Floodplain and Drainage Conditions: Fence-related grading, filling, excavating, drilling, drainage changes, or work in a regulated flood hazard area may be reviewed under the Flood Ordinance development-permit framework.

Building-Code Permit Context: The 2024 International Residential Code includes a building-permit exemption for fences not over 7 feet high, while local zoning, visibility, floodplain, right-of-way, easement, utility, and private restrictions remain separate.

USING THIS INFORMATION

This page provides general orientation on how residential fence rules are structured and applied within City of Lexington, based on the referenced published materials as of July 2026.

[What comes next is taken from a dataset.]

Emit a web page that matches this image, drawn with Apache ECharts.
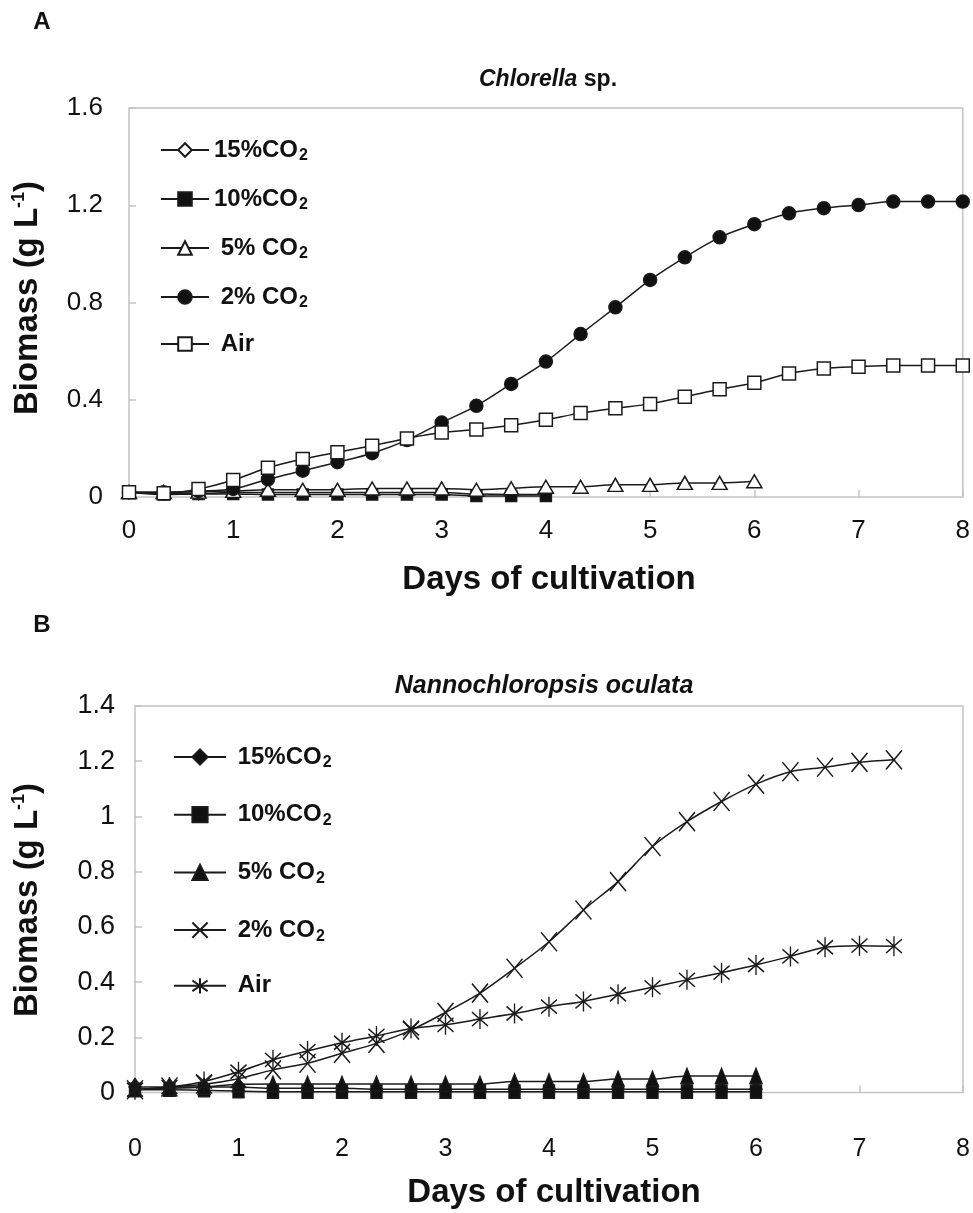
<!DOCTYPE html>
<html>
<head>
<meta charset="utf-8">
<script src="https://cdn.jsdelivr.net/npm/echarts@6/dist/echarts.min.js"></script>
<style>
  html, body { margin: 0; padding: 0; background: #fff; }
  #chart { width: 973px; height: 1213px; }
</style>
</head>
<body>
<div id="chart"></div>
<script>
// sampling days (every 8 h)
var days = [0, 0.333, 0.667, 1, 1.333, 1.667, 2, 2.333, 2.667, 3, 3.333, 3.667, 4,
            4.333, 4.667, 5, 5.333, 5.667, 6, 6.333, 6.667, 7, 7.333, 7.667, 8];

// A - Chlorella sp.
var chl15 = [0.02, 0.015, 0.015, 0.018, 0.018, 0.018, 0.018, 0.018, 0.018, 0.018, 0.012, 0.01, 0.01];
var chl10 = [0.02, 0.01, 0.012, 0.012, 0.01, 0.01, 0.01, 0.01, 0.01, 0.01, 0.004, 0.004, 0.004];
var chl5 = [0.02, 0.02, 0.022, 0.025, 0.03, 0.03, 0.03, 0.035, 0.035, 0.035, 0.03, 0.036, 0.042,
            0.042, 0.05, 0.05, 0.058, 0.058, 0.065];
var chl2 = [0.02, 0.02, 0.025, 0.033, 0.073, 0.108, 0.143, 0.18, 0.234, 0.306, 0.375, 0.465, 0.557,
            0.67, 0.78, 0.893, 0.986, 1.068, 1.122, 1.167, 1.188, 1.201, 1.215, 1.215, 1.215];
var chlAir = [0.02, 0.015, 0.033, 0.07, 0.12, 0.156, 0.184, 0.211, 0.241, 0.265, 0.278, 0.295, 0.318,
              0.345, 0.365, 0.383, 0.412, 0.443, 0.47, 0.508, 0.529, 0.536, 0.541, 0.541, 0.541];

// B - Nannochloropsis oculata
var nan15 = [0.02, 0.02, 0.02, 0.02, 0.015, 0.015, 0.015, 0.012, 0.012, 0.012, 0.012, 0.012, 0.012,
             0.012, 0.012, 0.012, 0.012, 0.012, 0.012];
var nan10 = [0.01, 0.01, 0.008, 0.005, 0.003, 0.003, 0.003, 0.003, 0.003, 0.003, 0.003, 0.003, 0.003,
             0.003, 0.003, 0.003, 0.003, 0.003, 0.003];
var nan5 = [0.012, 0.015, 0.02, 0.03, 0.031, 0.031, 0.031, 0.031, 0.031, 0.031, 0.031, 0.04, 0.04,
            0.04, 0.049, 0.049, 0.06, 0.06, 0.06];
var nan2 = [0.01, 0.02, 0.03, 0.05, 0.082, 0.106, 0.142, 0.178, 0.226, 0.29, 0.36, 0.45, 0.546,
            0.661, 0.764, 0.891, 0.981, 1.054, 1.117, 1.162, 1.178, 1.196, 1.205];
var nanAir = [0.01, 0.02, 0.04, 0.075, 0.118, 0.15, 0.18, 0.205, 0.232, 0.245, 0.266, 0.286, 0.311,
              0.33, 0.356, 0.381, 0.408, 0.434, 0.462, 0.493, 0.526, 0.532, 0.53];

var namesA = ['A 15%CO2', 'A 10%CO2', 'A  5% CO2', 'A  2% CO2', 'A  Air'];
var namesB = ['B  15%CO2', 'B  10%CO2', 'B  5% CO2', 'B  2% CO2', 'B  Air'];

var FONT = '"Liberation Sans", Arial, sans-serif';
var INK = '#111';
var FRAME = '#c4c4c4';

var X_MARK = 'path://M0,0L10,12M10,0L0,12';
var STAR_MARK = 'path://M5,0L5,10M0,1.5L10,8.5M0,8.5L10,1.5';

function pairs(ys) {
    return ys.map(function (v, i) { return [days[i], v]; });
}

function lineSeries(name, gi, ys, symbol, size, fill, z) {
    return {
        type: 'line', name: name, xAxisIndex: gi, yAxisIndex: gi,
        data: pairs(ys),
        symbol: symbol, symbolSize: size,
        smooth: 0.3, clip: false, z: z,
        lineStyle: { color: '#1a1a1a', width: 1.5 },
        itemStyle: { color: fill, borderColor: '#1a1a1a', borderWidth: 1.5 },
        emphasis: { disabled: true }
    };
}

function legendLabel(name) {
    var t = name.slice(2);
    if (t.indexOf('CO2') >= 0) return '{m|' + t.replace('CO2', 'CO') + '}{s|2}';
    return '{m|' + t + '}';
}

var legendRich = {
    m: { fontSize: 24, fontWeight: 'bold', lineHeight: 25, color: INK, fontFamily: FONT },
    s: { fontSize: 16, fontWeight: 'bold', lineHeight: 16, padding: [12, 0, 0, 1], color: INK, fontFamily: FONT }
};

function xAxis(gi, margin, size) {
    return {
        type: 'value', gridIndex: gi, min: 0, max: 8, interval: 1,
        axisLine: { show: false },
        axisTick: { show: true, inside: true, length: 7, lineStyle: { color: FRAME, width: 1.5 } },
        axisLabel: { fontSize: size, color: INK, margin: margin, fontFamily: FONT },
        splitLine: { show: false }
    };
}

function yAxis(gi, max, interval, margin, size) {
    return {
        type: 'value', gridIndex: gi, min: 0, max: max, interval: interval,
        axisLine: { show: false },
        axisTick: { show: true, inside: true, length: 7, lineStyle: { color: FRAME, width: 1.5 } },
        axisLabel: { fontSize: size, color: INK, margin: margin, fontFamily: FONT },
        splitLine: { show: false }
    };
}

function text(x, y, str, rich, rot) {
    return {
        type: 'text', x: x, y: y, rotation: rot || 0, silent: true,
        style: {
            text: str, rich: rich, fill: INK,
            textAlign: 'center', textVerticalAlign: 'middle',
            align: 'center', verticalAlign: 'middle'
        }
    };
}

var boldRich = function (size) {
    return { b: { fontSize: size, fontWeight: 'bold', color: INK, fontFamily: FONT } };
};
var yTitleRich = {
    m: { fontSize: 33, fontWeight: 'bold', lineHeight: 35, color: INK, fontFamily: FONT },
    p: { fontSize: 18, fontWeight: 'bold', lineHeight: 18, padding: [0, 0, 17, 0], color: INK, fontFamily: FONT }
};
var italicRich = function (size) {
    return {
        i: { fontSize: size, fontWeight: 'bold', fontStyle: 'italic', color: INK, fontFamily: FONT },
        n: { fontSize: size, fontWeight: 'bold', color: INK, fontFamily: FONT }
    };
};

var chart = echarts.init(document.getElementById('chart'));
chart.setOption({
    animation: false,
    textStyle: { fontFamily: FONT },
    grid: [
        { left: 129, top: 108, width: 838, height: 389, show: true, borderColor: FRAME, borderWidth: 1.5 },
        { left: 135, top: 706, width: 828, height: 386.5, show: true, borderColor: FRAME, borderWidth: 1.5 }
    ],
    xAxis: [xAxis(0, 21, 26), xAxis(1, 44, 25)],
    yAxis: [yAxis(0, 1.6, 0.4, 26, 26), yAxis(1, 1.4, 0.2, 20, 27)],
    legend: [
        {
            orient: 'vertical', left: 160, top: 136, padding: 0,
            itemWidth: 48, itemHeight: 17, itemGap: 21, selectedMode: false,
            data: namesA, formatter: legendLabel,
            textStyle: { rich: legendRich }
        },
        {
            orient: 'vertical', left: 173, top: 743, padding: 0,
            itemWidth: 52, itemHeight: 19, itemGap: 29.7, selectedMode: false,
            data: namesB, formatter: legendLabel,
            textStyle: { rich: legendRich }
        }
    ],
    graphic: [
        text(42, 22, '{b|A}', boldRich(24)),
        text(42, 625, '{b|B}', boldRich(24)),
        text(548, 80, '{i|Chlorella}{n| sp.}', italicRich(23)),
        text(544, 686, '{i|Nannochloropsis oculata}', italicRich(25)),
        text(549, 580, '{b|Days of cultivation}', boldRich(33)),
        text(554, 1193, '{b|Days of cultivation}', boldRich(33)),
        text(28, 298, '{m|Biomass (g L}{p|-1}{m|)}', yTitleRich, Math.PI / 2),
        text(28, 900, '{m|Biomass (g L}{p|-1}{m|)}', yTitleRich, Math.PI / 2)
    ],
    series: [
        lineSeries(namesA[0], 0, chl15, 'diamond', [11, 13], '#fff', 2),
        lineSeries(namesA[1], 0, chl10, 'rect', 11, '#111', 3),
        lineSeries(namesA[2], 0, chl5, 'triangle', [15, 13], '#fff', 4),
        lineSeries(namesA[3], 0, chl2, 'circle', 13, '#111', 5),
        lineSeries(namesA[4], 0, chlAir, 'rect', 13, '#fff', 6),
        lineSeries(namesB[0], 1, nan15, 'diamond', [12, 17], '#111', 2),
        lineSeries(namesB[1], 1, nan10, 'rect', [11, 13], '#111', 3),
        lineSeries(namesB[2], 1, nan5, 'triangle', [12, 15], '#111', 4),
        lineSeries(namesB[3], 1, nan2, X_MARK, [16, 19], 'rgba(0,0,0,0)', 5),
        lineSeries(namesB[4], 1, nanAir, STAR_MARK, [16, 20], 'rgba(0,0,0,0)', 6)
    ]
});
</script>
</body>
</html>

In addition to local fence rules, certain Tennessee laws apply statewide. See Statewide fence laws in Tennessee.

It is not legal advice and does not replace official ordinances, permits, zoning approvals, zoning certifications, development approvals, State Residential Building Permits, adopted building codes, surveys, or professional guidance. Rules and interpretations may change, and application may vary based on zoning district, site conditions, easements, rights-of-way, floodplain status, stormwater requirements, drainage conditions, historic district status, design-review status, rural or agricultural context, livestock or enclosed-land context, residential building-code status, adopted-code status, opt-out status, pool-barrier use, Tennessee 811 utility safety requirements, overhead utility-line safety, and private restrictions such as HOA covenants, deed restrictions, private agreements, or conservation easements. Before purchasing materials or beginning construction, confirm current requirements and any site-specific limitations with the City of Lexington Building and Planning Department and any applicable private agreements. If this page conflicts with official ordinances, published guidance, or direction from City of Lexington staff, the official sources control. For legal advice or legal interpretation, consult a licensed attorney.